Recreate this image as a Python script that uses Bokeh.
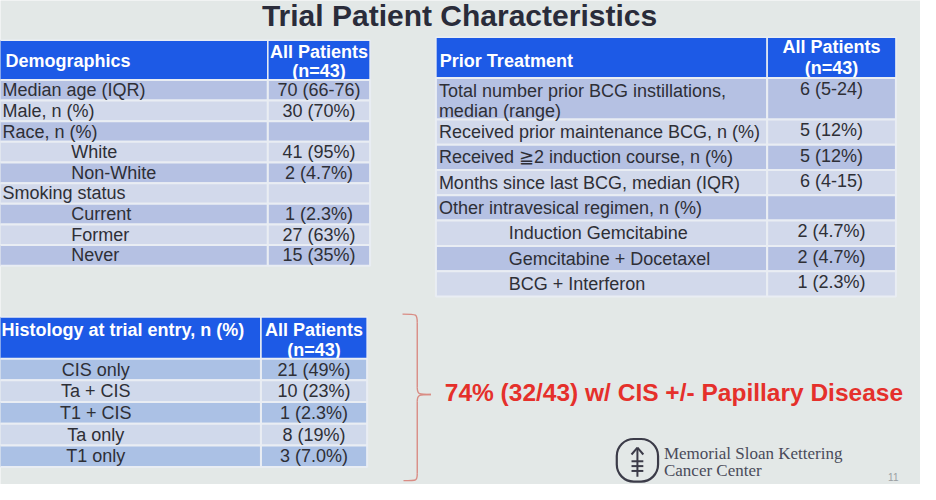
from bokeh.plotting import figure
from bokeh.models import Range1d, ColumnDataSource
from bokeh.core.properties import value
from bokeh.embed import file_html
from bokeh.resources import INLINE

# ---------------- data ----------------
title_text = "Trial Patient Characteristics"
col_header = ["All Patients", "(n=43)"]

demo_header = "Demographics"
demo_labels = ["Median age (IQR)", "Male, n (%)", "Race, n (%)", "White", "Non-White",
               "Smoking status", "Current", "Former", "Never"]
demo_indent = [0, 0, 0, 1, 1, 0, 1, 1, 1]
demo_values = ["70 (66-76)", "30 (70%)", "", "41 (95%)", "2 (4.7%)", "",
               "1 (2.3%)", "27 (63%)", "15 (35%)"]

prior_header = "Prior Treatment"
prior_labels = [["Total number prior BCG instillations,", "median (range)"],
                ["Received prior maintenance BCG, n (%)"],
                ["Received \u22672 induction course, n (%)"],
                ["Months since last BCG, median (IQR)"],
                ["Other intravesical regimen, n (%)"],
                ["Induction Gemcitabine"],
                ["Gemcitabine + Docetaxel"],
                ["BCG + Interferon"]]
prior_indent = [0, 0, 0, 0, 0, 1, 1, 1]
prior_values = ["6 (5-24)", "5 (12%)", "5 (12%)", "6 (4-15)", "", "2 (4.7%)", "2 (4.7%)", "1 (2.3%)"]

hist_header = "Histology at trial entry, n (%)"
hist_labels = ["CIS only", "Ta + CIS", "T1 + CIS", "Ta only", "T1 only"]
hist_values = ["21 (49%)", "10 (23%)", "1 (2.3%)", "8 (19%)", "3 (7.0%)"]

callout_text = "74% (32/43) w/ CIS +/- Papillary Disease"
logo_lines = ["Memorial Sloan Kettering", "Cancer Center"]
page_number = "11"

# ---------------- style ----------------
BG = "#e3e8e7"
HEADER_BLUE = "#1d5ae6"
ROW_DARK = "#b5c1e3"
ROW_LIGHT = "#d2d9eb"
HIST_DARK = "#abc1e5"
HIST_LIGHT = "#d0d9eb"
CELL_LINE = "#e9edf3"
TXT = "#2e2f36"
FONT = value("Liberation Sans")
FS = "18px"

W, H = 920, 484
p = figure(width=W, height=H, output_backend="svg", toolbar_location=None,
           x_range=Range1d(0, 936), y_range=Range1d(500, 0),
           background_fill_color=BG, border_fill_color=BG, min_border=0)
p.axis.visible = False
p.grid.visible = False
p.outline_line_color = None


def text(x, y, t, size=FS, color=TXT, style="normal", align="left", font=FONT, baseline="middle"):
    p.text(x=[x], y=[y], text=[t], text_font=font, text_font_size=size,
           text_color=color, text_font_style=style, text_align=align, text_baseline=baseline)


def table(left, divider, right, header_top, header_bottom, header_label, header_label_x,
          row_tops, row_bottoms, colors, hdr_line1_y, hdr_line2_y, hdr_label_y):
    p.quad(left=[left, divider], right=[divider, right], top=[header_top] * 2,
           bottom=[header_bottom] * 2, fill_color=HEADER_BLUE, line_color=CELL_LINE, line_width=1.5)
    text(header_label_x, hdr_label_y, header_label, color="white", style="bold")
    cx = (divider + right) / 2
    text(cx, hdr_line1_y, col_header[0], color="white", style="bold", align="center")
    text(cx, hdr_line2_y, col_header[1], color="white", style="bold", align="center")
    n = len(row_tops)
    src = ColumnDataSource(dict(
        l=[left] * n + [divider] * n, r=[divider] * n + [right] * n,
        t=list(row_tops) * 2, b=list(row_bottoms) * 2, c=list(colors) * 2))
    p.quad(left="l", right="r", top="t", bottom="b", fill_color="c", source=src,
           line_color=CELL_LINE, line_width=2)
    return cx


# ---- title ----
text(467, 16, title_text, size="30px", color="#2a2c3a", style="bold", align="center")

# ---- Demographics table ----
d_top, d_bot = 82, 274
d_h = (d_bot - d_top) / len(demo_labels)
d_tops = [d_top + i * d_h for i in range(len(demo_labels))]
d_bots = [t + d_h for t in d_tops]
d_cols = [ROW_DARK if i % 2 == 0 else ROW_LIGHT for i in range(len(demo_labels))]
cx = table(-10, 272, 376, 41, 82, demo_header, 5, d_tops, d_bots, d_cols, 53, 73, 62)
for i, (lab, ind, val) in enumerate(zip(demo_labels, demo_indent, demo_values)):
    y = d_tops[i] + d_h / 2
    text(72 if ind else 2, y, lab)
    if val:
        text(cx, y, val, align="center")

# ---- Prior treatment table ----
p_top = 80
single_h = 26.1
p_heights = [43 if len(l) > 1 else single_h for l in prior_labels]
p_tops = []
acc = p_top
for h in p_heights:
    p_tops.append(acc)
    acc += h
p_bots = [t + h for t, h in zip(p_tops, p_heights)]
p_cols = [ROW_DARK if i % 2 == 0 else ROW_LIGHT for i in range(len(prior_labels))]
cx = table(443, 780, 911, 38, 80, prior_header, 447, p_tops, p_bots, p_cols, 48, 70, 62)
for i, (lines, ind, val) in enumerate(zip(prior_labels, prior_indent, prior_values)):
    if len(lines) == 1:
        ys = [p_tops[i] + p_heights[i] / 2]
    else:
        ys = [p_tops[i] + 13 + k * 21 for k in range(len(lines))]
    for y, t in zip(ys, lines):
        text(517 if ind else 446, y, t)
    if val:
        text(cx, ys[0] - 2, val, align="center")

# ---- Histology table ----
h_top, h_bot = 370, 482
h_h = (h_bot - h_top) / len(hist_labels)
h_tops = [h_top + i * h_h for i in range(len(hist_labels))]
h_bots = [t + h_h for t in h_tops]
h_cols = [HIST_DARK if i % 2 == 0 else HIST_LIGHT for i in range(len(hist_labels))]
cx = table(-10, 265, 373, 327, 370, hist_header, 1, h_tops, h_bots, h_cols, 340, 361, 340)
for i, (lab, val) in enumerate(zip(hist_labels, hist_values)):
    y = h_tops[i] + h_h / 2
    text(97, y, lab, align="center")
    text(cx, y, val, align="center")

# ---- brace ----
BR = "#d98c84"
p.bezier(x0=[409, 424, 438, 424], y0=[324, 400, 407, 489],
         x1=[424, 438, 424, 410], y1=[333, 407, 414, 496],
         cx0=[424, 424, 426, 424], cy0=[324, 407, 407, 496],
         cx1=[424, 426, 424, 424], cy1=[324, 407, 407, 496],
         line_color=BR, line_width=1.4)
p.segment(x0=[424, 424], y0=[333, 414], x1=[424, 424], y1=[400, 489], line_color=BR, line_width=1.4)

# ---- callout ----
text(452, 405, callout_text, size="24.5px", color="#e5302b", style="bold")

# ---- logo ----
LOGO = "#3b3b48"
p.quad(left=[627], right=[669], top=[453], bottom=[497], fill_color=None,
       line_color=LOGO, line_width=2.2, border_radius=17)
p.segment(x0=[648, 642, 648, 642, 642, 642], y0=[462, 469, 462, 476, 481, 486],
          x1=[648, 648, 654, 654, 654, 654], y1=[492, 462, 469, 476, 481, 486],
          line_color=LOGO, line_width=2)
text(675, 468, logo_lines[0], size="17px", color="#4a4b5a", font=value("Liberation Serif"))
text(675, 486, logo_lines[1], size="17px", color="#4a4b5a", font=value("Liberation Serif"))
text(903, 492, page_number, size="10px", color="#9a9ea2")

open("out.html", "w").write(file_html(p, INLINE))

§ Task instructions: From the top of the listing above, repeat each line exactly until you reach the line containing "from bokeh.resources import INLINE", and repeat that one too. Leave the pictures out.

§ Response to this exercise:
Recreate this image as a Python script that uses Bokeh.
from bokeh.plotting import figure
from bokeh.models import Range1d, ColumnDataSource
from bokeh.core.properties import value
from bokeh.embed import file_html
from bokeh.resources import INLINE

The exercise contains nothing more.